Early 20th century publisher sought to explain practical applications of electricity in a 10-volume series

by Dr. Lee Gray, EW Correspondent

In 1917, Theodore Audel & Co. of New York, publisher of technical manuals and educational materials, published a 10-volume series titled Hawkins Electrical Guide. The series’ namesake was Nehemiah Hawkins (1834-1928), a wellknown author, editor and owner of Theodore Audel & Co. The series was described as “A progressive course of study for engineers, electricians, students and those desiring to acquire a working knowledge of electricity and its applications.”[1] The title page for each book included two simple statements that announced the educational and editorial approach: “The thought is in the question. The information is in the answer."

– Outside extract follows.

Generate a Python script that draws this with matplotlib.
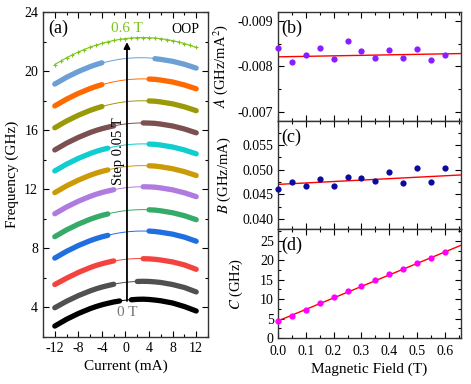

This approach was explained in the preface to the series, which was included in volume one:
“The Guides are written partly in the question-and-answer form, as this style of presentation has met with hearty approval, not only from those of limited education, but also from the better informed. . . . The special aim of the author has been to give short and direct answers, in such plain language as to preclude a misconception of the meaning. With this in view, the answer gives simply the information, sought by the question. The answer is limited to one paragraph so that the reader may concentrate upon the fact or facts demanded by the question. Any enlargement of the answer or specific explanations of items contained therein, are presented in separate paragraphs. With this plan of separating the answer, as it were, from items of secondary importance, and making it short and simple, its content is more forcibly impressed upon the mind of the reader.”